Hydra still ends in the same place as the other stages: a populated ExperimentConfig dataclass passed into the placeholder training function.

Typical usage:

$ uv run --group examples python code/dummy_train/hydra_main.py
$ uv run --group examples python code/dummy_train/hydra_main.py experiment.lr=1e-3 experiment.width=128

Hydra starts to pay off when:

experiment configurations are numerous enough that you want them in a directory tree
different groups of settings naturally belong together
command-line overrides should work on nested config values

But Hydra is not automatically better than TOML or argparse. It adds concepts: config groups, composition, and a framework-specific override syntax. That extra power is useful only if the project is large enough to benefit from it. For a single local script, Hydra may be more structure than you need.

6.5 Looking ahead: Optuna

The three approaches above are all about manual parametrization: they make it easier for a human to choose hyper-parameters and feed them into the same script in a controlled way.

Hyperparameter tuning, through something like Optuna, addresses a different problem. Instead of choosing each learning rate or width by hand, Optuna can search over candidate values automatically and track which settings worked best.
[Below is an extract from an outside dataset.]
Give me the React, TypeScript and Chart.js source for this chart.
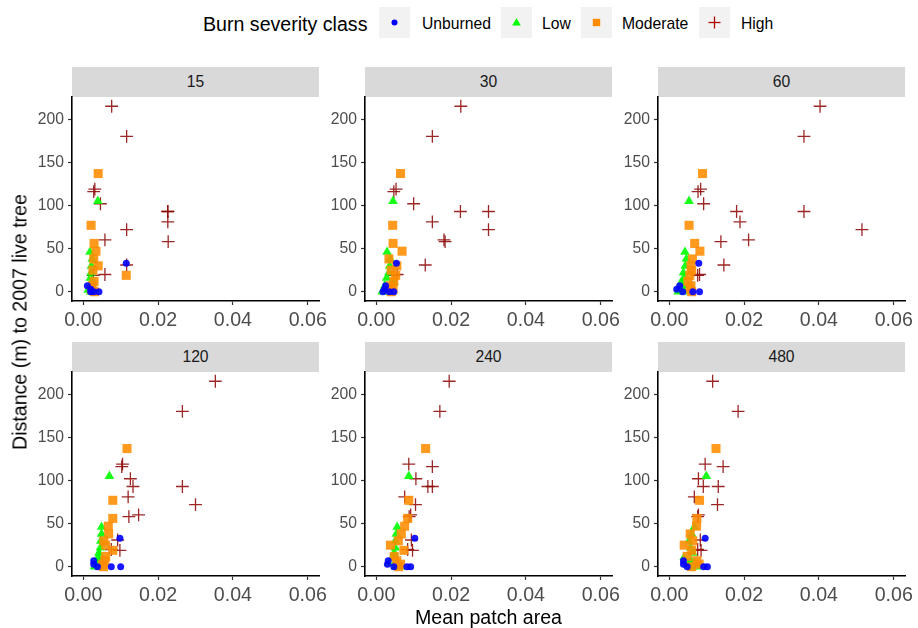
import React, { useEffect, useRef } from "react";
import { Chart, registerables } from "chart.js";

Chart.register(...registerables);

const FONT = '"Liberation Sans", Arial, Helvetica, sans-serif';

// Facet labels (window size) and axis ticks
const facetLabels = ["15", "30", "60", "120", "240", "480"];
const xTickValues = [0, 0.02, 0.04, 0.06];
const yTickValues = [0, 50, 100, 150, 200];

// Distance (m) to 2007 live tree, per burn severity class
const distUnburned = [33, 7, 3, 0, 0, 0];
const distLow = [105, 46, 38, 30, 22, 16, 11, 7, 4, 2, 0, 0];
const distModerate = [137, 77, 56, 47, 38, 30, 25, 19, 12, 7, 3, 0];
const distHigh = [215, 180, 119, 116, 102, 93, 93, 81, 72, 60, 58, 31, 20, 19];

// Mean patch area, window 15
const areaUnburned15 = [0.0115, 0.0011, 0.002, 0.0042, 0.0028, 0.002];
const areaLow15 = [0.0039, 0.0018, 0.0024, 0.0022, 0.0021, 0.0019, 0.0027, 0.0018, 0.0025, 0.0013, 0.002, 0.0028];
const areaModerate15 = [0.004, 0.0021, 0.0029, 0.0034, 0.0028, 0.004, 0.0026, 0.0115, 0.0029, 0.0024, 0.0022, 0.003];
const areaHigh15 = [0.0076, 0.0116, 0.0031, 0.0028, 0.0046, 0.0226, 0.0226, 0.0226, 0.0116, 0.0058, 0.0227, 0.0116, 0.0058, 0.0027];

// Mean patch area, window 30
const areaUnburned30 = [0.0054, 0.0025, 0.0022, 0.0047, 0.0018, 0.0035];
const areaLow30 = [0.0045, 0.0029, 0.0037, 0.0036, 0.0034, 0.0028, 0.0047, 0.0023, 0.0036, 0.0027, 0.0016, 0.003];
const areaModerate30 = [0.0065, 0.0044, 0.0045, 0.0069, 0.0034, 0.0055, 0.004, 0.0052, 0.0047, 0.0038, 0.0045, 0.004];
const areaHigh30 = [0.0226, 0.015, 0.0053, 0.0047, 0.01, 0.0225, 0.03, 0.015, 0.03, 0.0181, 0.0184, 0.0131, 0.0056, 0.0047];

// Mean patch area, window 60
const areaUnburned60 = [0.0079, 0.0028, 0.002, 0.0081, 0.0063, 0.0036];
const areaLow60 = [0.0053, 0.0042, 0.0046, 0.0043, 0.0038, 0.0039, 0.0032, 0.0036, 0.0027, 0.003, 0.0024, 0.004];
const areaModerate60 = [0.0089, 0.0053, 0.0068, 0.0082, 0.0062, 0.0058, 0.006, 0.0055, 0.005, 0.0058, 0.0056, 0.006];
const areaHigh60 = [0.0403, 0.036, 0.0084, 0.0077, 0.0092, 0.018, 0.036, 0.0189, 0.0515, 0.0212, 0.0138, 0.0146, 0.0081, 0.0076];

// Mean patch area, window 120
const areaUnburned120 = [0.0098, 0.0028, 0.0028, 0.01, 0.0075, 0.0038];
const areaLow120 = [0.007, 0.0049, 0.0049, 0.0047, 0.0046, 0.0042, 0.004, 0.0044, 0.0038, 0.0046, 0.003, 0.0045];
const areaModerate120 = [0.0117, 0.0079, 0.0079, 0.0067, 0.0068, 0.0055, 0.006, 0.0079, 0.006, 0.0058, 0.0052, 0.0054];
const areaHigh120 = [0.0353, 0.0265, 0.0105, 0.0103, 0.0126, 0.0133, 0.0265, 0.012, 0.03, 0.0148, 0.0122, 0.0092, 0.0075, 0.0098];

// Mean patch area, window 240
const areaUnburned240 = [0.0103, 0.0032, 0.003, 0.0092, 0.0082, 0.0047];
const areaLow240 = [0.0087, 0.0056, 0.0054, 0.0051, 0.0051, 0.0048, 0.0044, 0.0053, 0.0033, 0.0058, 0.0052, 0.0065];
const areaModerate240 = [0.0132, 0.0087, 0.0084, 0.0076, 0.0067, 0.0059, 0.0038, 0.0074, 0.0048, 0.0055, 0.0065, 0.006];
const areaHigh240 = [0.0195, 0.017, 0.0087, 0.015, 0.0106, 0.0138, 0.015, 0.0076, 0.0105, 0.0092, 0.0088, 0.0094, 0.0084, 0.0097];

// Mean patch area, window 480
const areaUnburned480 = [0.0096, 0.0038, 0.0038, 0.0102, 0.0092, 0.0048];
const areaLow480 = [0.0099, 0.0067, 0.006, 0.0053, 0.0057, 0.0063, 0.004, 0.0058, 0.0068, 0.005, 0.006, 0.0075];
const areaModerate480 = [0.0125, 0.0081, 0.0074, 0.0073, 0.0056, 0.0063, 0.004, 0.006, 0.0048, 0.0074, 0.008, 0.006];
const areaHigh480 = [0.0116, 0.0184, 0.0096, 0.0144, 0.0078, 0.0091, 0.0131, 0.0067, 0.0129, 0.0078, 0.0076, 0.0083, 0.0076, 0.0085];

const areaByFacet = [
  [areaUnburned15, areaLow15, areaModerate15, areaHigh15],
  [areaUnburned30, areaLow30, areaModerate30, areaHigh30],
  [areaUnburned60, areaLow60, areaModerate60, areaHigh60],
  [areaUnburned120, areaLow120, areaModerate120, areaHigh120],
  [areaUnburned240, areaLow240, areaModerate240, areaHigh240],
  [areaUnburned480, areaLow480, areaModerate480, areaHigh480],
];

const COLORS = {
  unburned: "rgba(0,0,255,0.9)",
  low: "rgba(0,255,0,0.9)",
  moderate: "rgba(255,140,0,0.88)",
  high: "rgba(139,0,0,0.85)",
};

// Panel geometry (plot areas)
const COL_LEFT = [72, 365, 658];
const ROW_TOP = [97, 372];
const PLOT_W = 247;
const PLOT_H = 204;
const STRIP_H = 30;
const Y_AXIS_W = 70;
const X_AXIS_H = 36;
const PAD_TOP = 16;
const PAD_RIGHT = 25;

function pts(xs: number[], ys: number[]) {
  return xs.map((x, i) => ({ x, y: ys[i] }));
}

function Panel({ index }: { index: number }) {
  const ref = useRef<HTMLCanvasElement | null>(null);
  const col = index % 3;
  const row = Math.floor(index / 3);
  const left = COL_LEFT[col];
  const top = ROW_TOP[row];

  useEffect(() => {
    if (!ref.current) return;
    const [aU, aL, aM, aH] = areaByFacet[index];
    const chart = new Chart(ref.current, {
      type: "scatter",
      data: {
        datasets: [
          {
            label: "Unburned",
            data: pts(aU, distUnburned),
            pointStyle: "circle",
            pointRadius: 3.5,
            backgroundColor: COLORS.unburned,
            borderWidth: 0,
          },
          {
            label: "Moderate",
            data: pts(aM, distModerate),
            pointStyle: "rect",
            pointRadius: 6.4,
            backgroundColor: COLORS.moderate,
            borderWidth: 0,
          },
          {
            label: "Low",
            data: pts(aL, distLow),
            pointStyle: "triangle",
            pointRadius: 5.6,
            backgroundColor: COLORS.low,
            borderWidth: 0,
          },
          {
            label: "High",
            data: pts(aH, distHigh),
            pointStyle: "cross",
            pointRadius: 6.4,
            borderColor: COLORS.high,
            backgroundColor: COLORS.high,
            borderWidth: 1.3,
          },
        ],
      },
      options: {
        animation: false,
        responsive: false,
        devicePixelRatio: 1,
        events: [],
        layout: { padding: { top: PAD_TOP, right: PAD_RIGHT, left: 0, bottom: 0 } },
        plugins: { legend: { display: false }, tooltip: { enabled: false } },
        scales: {
          x: {
            type: "linear",
            min: -0.003,
            max: 0.063,
            afterBuildTicks: (axis: any) => {
              axis.ticks = xTickValues.map((v) => ({ value: v }));
            },
            afterFit: (scale: any) => {
              scale.height = X_AXIS_H;
            },
            grid: {
              drawOnChartArea: false,
              drawTicks: true,
              tickLength: 4,
              tickColor: "#333333",
              tickWidth: 1.2,
            },
            border: { display: true, color: "#000000", width: 1.6 },
            ticks: {
              color: "#4D4D4D",
              font: { family: FONT, size: 19.6 },
              padding: 4,
              maxRotation: 0,
              autoSkip: false,
              callback: (v: any) => Number(v).toFixed(2),
            },
          },
          y: {
            type: "linear",
            min: -10.75,
            max: 225.75,
            afterBuildTicks: (axis: any) => {
              axis.ticks = yTickValues.map((v) => ({ value: v }));
            },
            afterFit: (scale: any) => {
              scale.width = Y_AXIS_W;
            },
            grid: {
              drawOnChartArea: false,
              drawTicks: true,
              tickLength: 4,
              tickColor: "#333333",
              tickWidth: 1.2,
            },
            border: { display: true, color: "#000000", width: 1.6 },
            ticks: {
              color: "#4D4D4D",
              font: { family: FONT, size: 15.7 },
              padding: 4,
              autoSkip: false,
              callback: (v: any) => String(v),
            },
          },
        },
      },
    } as any);
    return () => chart.destroy();
  }, [index]);

  return (
    <>
      <div
        style={{
          position: "absolute",
          left,
          top: top - STRIP_H,
          width: PLOT_W,
          height: STRIP_H,
          background: "#D9D9D9",
          color: "#1A1A1A",
          fontSize: 15.7,
          display: "flex",
          alignItems: "center",
          justifyContent: "center",
        }}
      >
        {facetLabels[index]}
      </div>
      <canvas
        ref={ref}
        width={Y_AXIS_W + PLOT_W + PAD_RIGHT}
        height={PAD_TOP + PLOT_H + X_AXIS_H}
        style={{
          position: "absolute",
          left: left - Y_AXIS_W,
          top: top - PAD_TOP,
          width: Y_AXIS_W + PLOT_W + PAD_RIGHT,
          height: PAD_TOP + PLOT_H + X_AXIS_H,
        }}
      />
    </>
  );
}

const legendItems = [
  { name: "Unburned", box: 379, text: 422 },
  { name: "Low", box: 501, text: 542 },
  { name: "Moderate", box: 581, text: 622 },
  { name: "High", box: 699, text: 741 },
];

function LegendSymbol({ name }: { name: string }) {
  if (name === "Unburned")
    return (
      <svg width="31" height="31">
        <circle cx="15.5" cy="15.5" r="3" fill="#0000FF" />
      </svg>
    );
  if (name === "Low")
    return (
      <svg width="31" height="31">
        <polygon points="15.5,11 19.8,18.6 11.2,18.6" fill="#00FF00" />
      </svg>
    );
  if (name === "Moderate")
    return (
      <svg width="31" height="31">
        <rect x="11.8" y="11.8" width="7.4" height="7.4" fill="#FF8C00" />
      </svg>
    );
  return (
    <svg width="31" height="31">
      <line x1="9.5" y1="15.5" x2="21.5" y2="15.5" stroke="#B00000" strokeWidth="1.3" />
      <line x1="15.5" y1="9.5" x2="15.5" y2="21.5" stroke="#B00000" strokeWidth="1.3" />
    </svg>
  );
}

export default function App() {
  return (
    <div
      style={{
        position: "absolute",
        left: 0,
        top: 0,
        width: 918,
        height: 628,
        background: "#FFFFFF",
        fontFamily: FONT,
        overflow: "hidden",
      }}
    >
      {/* Legend */}
      <div
        style={{
          position: "absolute",
          left: 203,
          top: 24,
          transform: "translateY(-50%)",
          fontSize: 19.6,
          color: "#000000",
          whiteSpace: "nowrap",
        }}
      >
        Burn severity class
      </div>
      {legendItems.map((it) => (
        <React.Fragment key={it.name}>
          <div
            style={{
              position: "absolute",
              left: it.box,
              top: 7,
              width: 31,
              height: 31,
              background: "#F2F2F2",
            }}
          >
            <LegendSymbol name={it.name} />
          </div>
          <div
            style={{
              position: "absolute",
              left: it.text,
              top: 24,
              transform: "translateY(-50%)",
              fontSize: 15.7,
              color: "#000000",
              whiteSpace: "nowrap",
            }}
          >
            {it.name}
          </div>
        </React.Fragment>
      ))}

      {facetLabels.map((_, i) => (
        <Panel key={i} index={i} />
      ))}

      {/* Axis titles */}
      <div
        style={{
          position: "absolute",
          left: 20,
          top: 321.5,
          transform: "translate(-50%, -50%) rotate(-90deg)",
          fontSize: 19.6,
          color: "#000000",
          whiteSpace: "nowrap",
        }}
      >
        Distance (m) to 2007 live tree
      </div>
      <div
        style={{
          position: "absolute",
          left: 488.5,
          top: 617,
          transform: "translate(-50%, -50%)",
          fontSize: 19.6,
          color: "#000000",
          whiteSpace: "nowrap",
        }}
      >
        Mean patch area
      </div>
    </div>
  );
}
6.6 Comparing the approaches

Approach	Best for	Main benefit	Main cost
Edit the file	Very small, local experiments	Almost no abstraction	Hard to reproduce and compare runs
`argparse`	A few parameters changed often	Simple path from flags to a dataclass	Long commands become repetitive
TOML	Stable defaults written down in a file	File-based defaults with a simple loader	Another config format to maintain
Hydra	Larger experiment trees	Structured configs and powerful overrides	More concepts and more complexity

The important point is not to “graduate” to the most sophisticated tool as quickly as possible. The right level of parametrization is the one that reduces friction for your current experiments without making the code harder to understand than it needs to be.